Quando e tão logo passa a
avalanche da rotina, dos dias sem conta reclamando de tudo ainda a fazer e
sonhando com a vontade de desligar, sinto que o botão de desligar pifou. Mas
quando reflito atento, a conclusão é ainda pior: preciso muito desligar, mas luto
contra a tendência inercial do meu corpo ao desligamento. Desligar também é
lembrar que é só isso, que se não preenchidas as horas que seguem com tarefas
sem conta, que se não alimentada a enorme ilusão de ser “sabe-se lá como”

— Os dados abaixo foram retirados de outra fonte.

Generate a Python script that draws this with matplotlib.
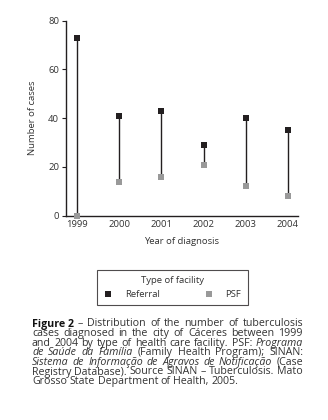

importante, o vazio apenas se dilata. E eu odeio falar em vazio, soa como
tristeza de garoto de classe média alta, de habitante de país escandinavo, de indivíduo
que tem todos os predicados para ser feliz e apenas chafurda na melancolia, nos
seus quadros cinematográficos de desertos em preto e branco, onde há paisagens
desoladas de amplitude asfixiante, liberdade perigosa e a imensa sensação de
deslocamento, de não pertencimento , de insignificância...
Nem
sei sobre o que é isso que agora escrevo, é quase como a percepção de que a
agitação é raivosa, mas que preciso cada vez mais dela para não olhar para a
agressividade que tantas vezes se insinua na superfície trêmula da rotina. O
pior é a compreensão da importância do rolo compressor que só me deixa respirar
para reclamar dele entre uma xícara de café e outra. Digo demais sobre o que
faria se tivesse total liberdade, mas a total liberdade me torna melancólico,
ela é como as paisagens áridas dos westerns
em preto e branco que habitam minha mente em noites mal- dormidas: assustadoramente
irresistível e destrutiva. A liberdade é o medo de mim mesmo, é o que sempre
busco apenas porque tenho certeza de que nunca atingirei. Busco a liberdade
como o ente que alimenta a narrativa fraudulenta do meu eu, aquele que diz
sobre quão magnífica seria minha vida se ela estivesse em minhas mãos. Aquela
ideia abstrata que justifica a violência veloz de seguir em frente a qualquer
custo.
Para
mim, o vazio talvez seja a exibição da fraude, o confronto com o medo da
liberdade. Mas sei que essa noção do vazio ainda é incompleta, pois falta a
certeza do deslocamento. É a sensação de deslocamento, de estar sempre no lugar
errado, que me faz correr. Talvez tenha sido ela que impulsionou a Marcha para
Oeste, responsável por tanto sangue derramado e por minhas horas demais gastas
em frente a uma das poucas atividades que me faz parar: a abstração imagética
dos vinte quadros por segundo, esse buraco negro no real que preenche meu vazio
com mais cenas para retroalimentar a melancolia e o frenesi.
Saber
do deslocamento é correr cada vez mais na busca de sujeitar espaços novos, como
se não houvesse outra relação possível com o desconhecido que não a sujeição.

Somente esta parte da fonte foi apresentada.